**PROBLEM TO WORK ON:** All lines from the beginning of the listing through the line with "const psiPerMPa = 143.8;" are to be copied word for word; the pictures are not.

**RECORDED INFORMATION:**
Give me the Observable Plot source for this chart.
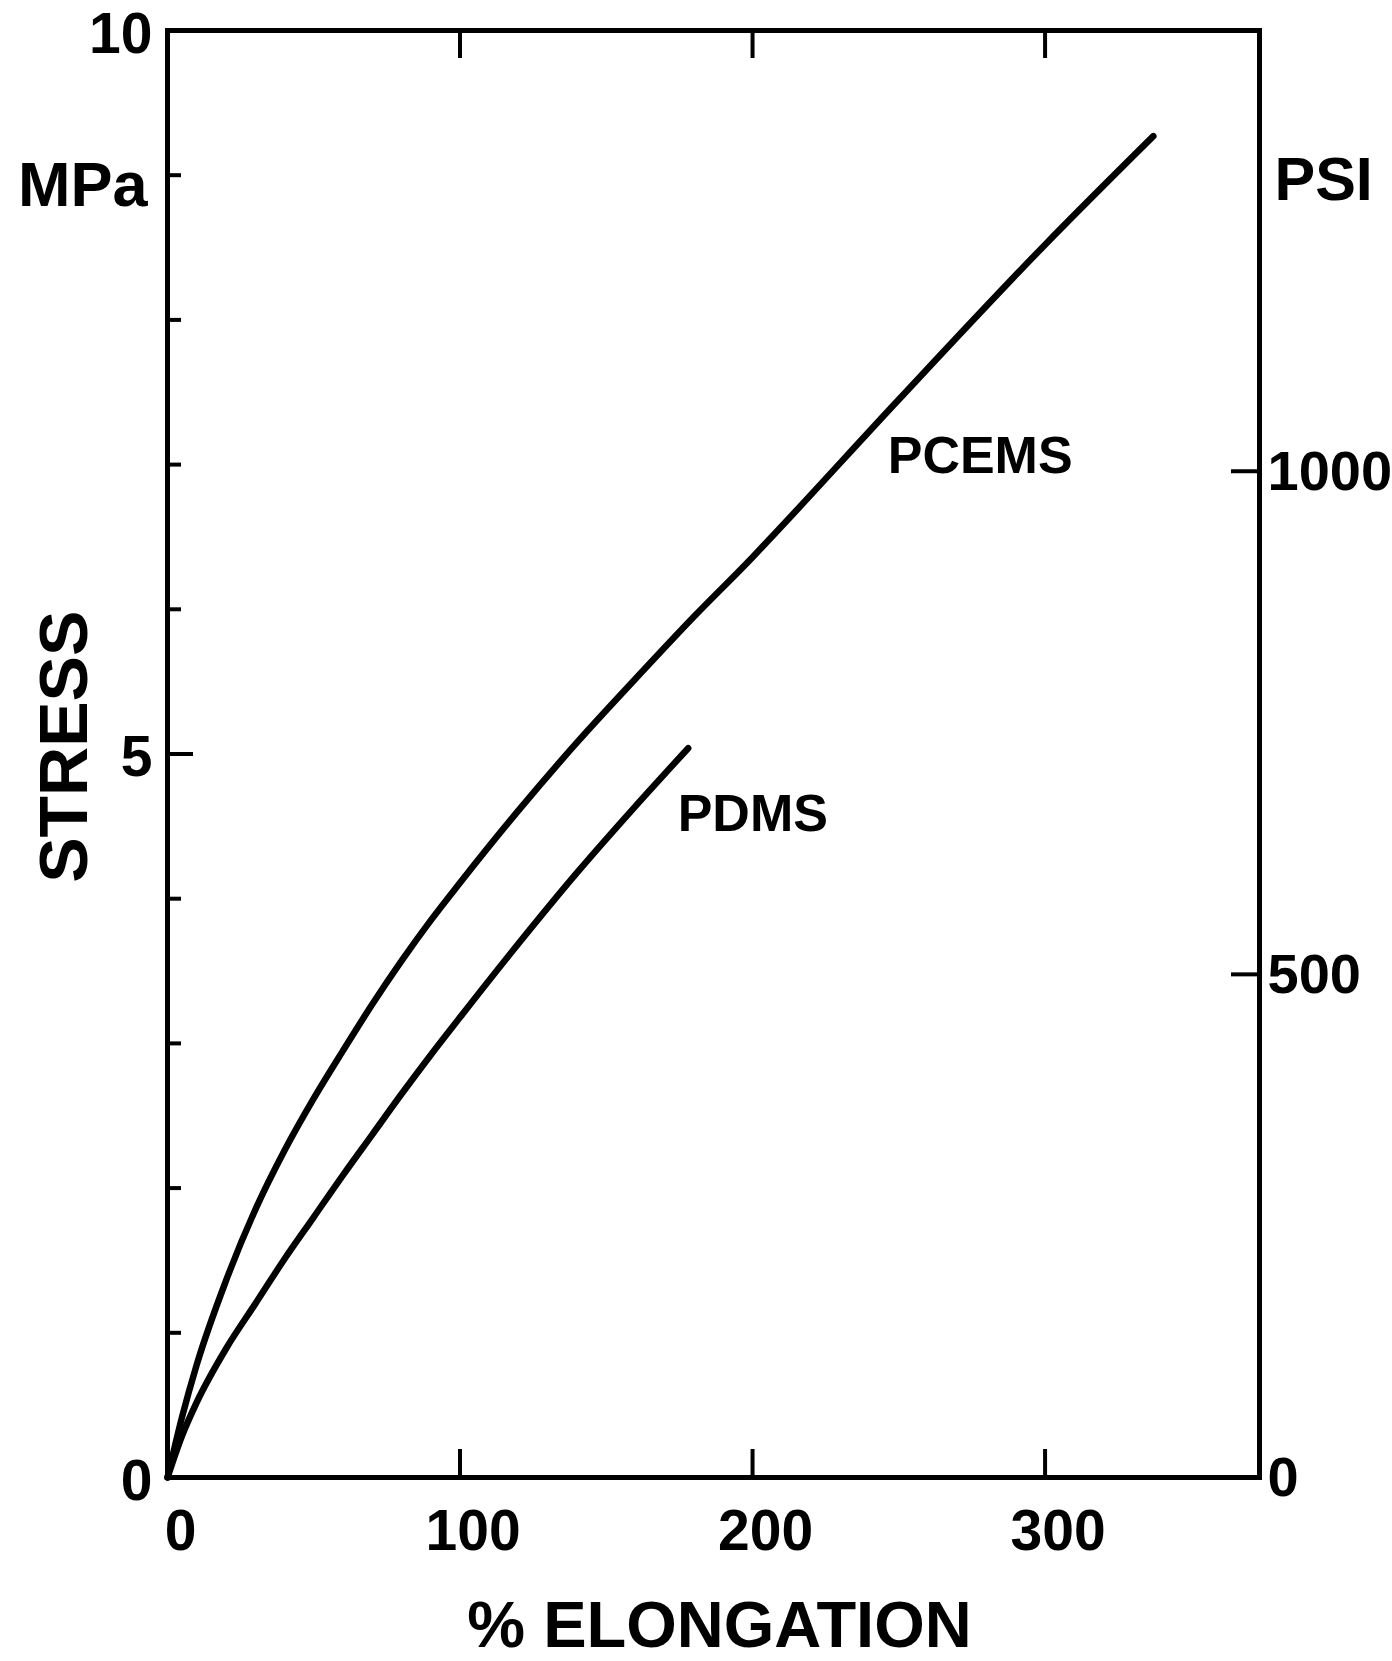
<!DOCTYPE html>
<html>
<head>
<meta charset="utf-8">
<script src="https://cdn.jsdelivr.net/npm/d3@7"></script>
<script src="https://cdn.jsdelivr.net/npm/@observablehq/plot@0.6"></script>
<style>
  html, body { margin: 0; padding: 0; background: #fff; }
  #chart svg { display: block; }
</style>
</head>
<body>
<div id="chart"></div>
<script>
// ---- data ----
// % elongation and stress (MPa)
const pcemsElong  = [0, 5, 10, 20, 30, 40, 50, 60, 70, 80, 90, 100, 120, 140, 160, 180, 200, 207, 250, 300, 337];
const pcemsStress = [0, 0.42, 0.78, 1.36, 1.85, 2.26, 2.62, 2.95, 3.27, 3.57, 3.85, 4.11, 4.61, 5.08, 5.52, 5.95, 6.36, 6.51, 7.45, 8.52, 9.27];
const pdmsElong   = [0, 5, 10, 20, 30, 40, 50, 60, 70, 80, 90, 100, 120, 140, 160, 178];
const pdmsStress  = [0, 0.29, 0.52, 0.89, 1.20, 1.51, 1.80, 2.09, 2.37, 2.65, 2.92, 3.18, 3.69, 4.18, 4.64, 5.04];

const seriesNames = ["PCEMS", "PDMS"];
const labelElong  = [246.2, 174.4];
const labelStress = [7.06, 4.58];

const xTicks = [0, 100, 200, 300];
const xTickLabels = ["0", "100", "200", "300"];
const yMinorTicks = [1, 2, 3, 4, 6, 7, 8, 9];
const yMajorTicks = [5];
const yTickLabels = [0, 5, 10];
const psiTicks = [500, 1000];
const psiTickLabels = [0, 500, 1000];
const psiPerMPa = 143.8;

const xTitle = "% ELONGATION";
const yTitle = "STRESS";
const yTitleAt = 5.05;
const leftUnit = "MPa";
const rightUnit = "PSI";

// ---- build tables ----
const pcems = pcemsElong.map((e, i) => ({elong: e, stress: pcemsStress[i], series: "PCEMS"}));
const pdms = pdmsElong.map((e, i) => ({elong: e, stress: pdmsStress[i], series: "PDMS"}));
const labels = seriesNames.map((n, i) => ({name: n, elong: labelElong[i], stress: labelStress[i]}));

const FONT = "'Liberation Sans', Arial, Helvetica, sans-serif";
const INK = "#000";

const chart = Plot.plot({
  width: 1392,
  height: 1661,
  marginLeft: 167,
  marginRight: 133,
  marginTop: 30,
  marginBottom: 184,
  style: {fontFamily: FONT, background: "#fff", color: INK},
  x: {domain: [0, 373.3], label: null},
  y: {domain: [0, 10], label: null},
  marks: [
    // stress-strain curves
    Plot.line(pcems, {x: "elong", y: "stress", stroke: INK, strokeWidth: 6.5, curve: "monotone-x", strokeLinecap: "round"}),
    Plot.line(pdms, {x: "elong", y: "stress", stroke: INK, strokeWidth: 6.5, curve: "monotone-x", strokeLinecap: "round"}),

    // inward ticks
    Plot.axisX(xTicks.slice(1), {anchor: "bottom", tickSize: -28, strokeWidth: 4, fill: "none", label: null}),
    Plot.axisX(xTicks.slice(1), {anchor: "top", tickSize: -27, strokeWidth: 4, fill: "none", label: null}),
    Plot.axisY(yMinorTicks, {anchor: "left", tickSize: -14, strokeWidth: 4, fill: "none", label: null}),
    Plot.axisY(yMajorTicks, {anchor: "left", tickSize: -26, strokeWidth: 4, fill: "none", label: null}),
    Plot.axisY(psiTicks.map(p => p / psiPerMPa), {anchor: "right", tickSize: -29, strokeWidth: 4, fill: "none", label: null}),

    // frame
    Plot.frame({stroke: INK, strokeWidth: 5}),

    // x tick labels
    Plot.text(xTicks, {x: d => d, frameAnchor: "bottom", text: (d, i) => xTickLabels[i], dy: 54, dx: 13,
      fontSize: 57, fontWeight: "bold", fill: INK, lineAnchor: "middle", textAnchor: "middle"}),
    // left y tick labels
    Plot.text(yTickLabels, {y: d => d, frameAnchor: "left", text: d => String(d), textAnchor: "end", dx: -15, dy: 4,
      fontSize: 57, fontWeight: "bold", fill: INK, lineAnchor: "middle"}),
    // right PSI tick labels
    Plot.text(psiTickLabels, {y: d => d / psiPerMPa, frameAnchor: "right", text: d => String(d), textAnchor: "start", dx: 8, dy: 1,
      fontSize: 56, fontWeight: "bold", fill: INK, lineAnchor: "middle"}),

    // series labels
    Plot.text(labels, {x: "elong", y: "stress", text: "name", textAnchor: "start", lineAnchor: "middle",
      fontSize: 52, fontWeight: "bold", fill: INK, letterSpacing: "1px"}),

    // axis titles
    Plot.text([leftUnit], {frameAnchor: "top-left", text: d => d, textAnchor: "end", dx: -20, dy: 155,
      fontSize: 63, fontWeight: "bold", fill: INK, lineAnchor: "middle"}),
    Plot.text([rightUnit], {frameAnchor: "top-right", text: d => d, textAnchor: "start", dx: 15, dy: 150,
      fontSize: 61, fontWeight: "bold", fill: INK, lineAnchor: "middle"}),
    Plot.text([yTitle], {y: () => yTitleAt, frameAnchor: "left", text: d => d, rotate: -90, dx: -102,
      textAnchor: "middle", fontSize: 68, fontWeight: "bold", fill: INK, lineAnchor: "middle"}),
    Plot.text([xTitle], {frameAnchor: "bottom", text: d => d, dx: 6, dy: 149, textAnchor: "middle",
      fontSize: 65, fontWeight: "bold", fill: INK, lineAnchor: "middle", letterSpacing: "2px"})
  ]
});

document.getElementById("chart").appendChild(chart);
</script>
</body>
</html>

**SOLUTION TO THIS TASK:**
Give me the Observable Plot source for this chart.
<!DOCTYPE html>
<html>
<head>
<meta charset="utf-8">
<script src="https://cdn.jsdelivr.net/npm/d3@7"></script>
<script src="https://cdn.jsdelivr.net/npm/@observablehq/plot@0.6"></script>
<style>
  html, body { margin: 0; padding: 0; background: #fff; }
  #chart svg { display: block; }
</style>
</head>
<body>
<div id="chart"></div>
<script>
// ---- data ----
// % elongation and stress (MPa)
const pcemsElong  = [0, 5, 10, 20, 30, 40, 50, 60, 70, 80, 90, 100, 120, 140, 160, 180, 200, 207, 250, 300, 337];
const pcemsStress = [0, 0.42, 0.78, 1.36, 1.85, 2.26, 2.62, 2.95, 3.27, 3.57, 3.85, 4.11, 4.61, 5.08, 5.52, 5.95, 6.36, 6.51, 7.45, 8.52, 9.27];
const pdmsElong   = [0, 5, 10, 20, 30, 40, 50, 60, 70, 80, 90, 100, 120, 140, 160, 178];
const pdmsStress  = [0, 0.29, 0.52, 0.89, 1.20, 1.51, 1.80, 2.09, 2.37, 2.65, 2.92, 3.18, 3.69, 4.18, 4.64, 5.04];

const seriesNames = ["PCEMS", "PDMS"];
const labelElong  = [246.2, 174.4];
const labelStress = [7.06, 4.58];

const xTicks = [0, 100, 200, 300];
const xTickLabels = ["0", "100", "200", "300"];
const yMinorTicks = [1, 2, 3, 4, 6, 7, 8, 9];
const yMajorTicks = [5];
const yTickLabels = [0, 5, 10];
const psiTicks = [500, 1000];
const psiTickLabels = [0, 500, 1000];
const psiPerMPa = 143.8;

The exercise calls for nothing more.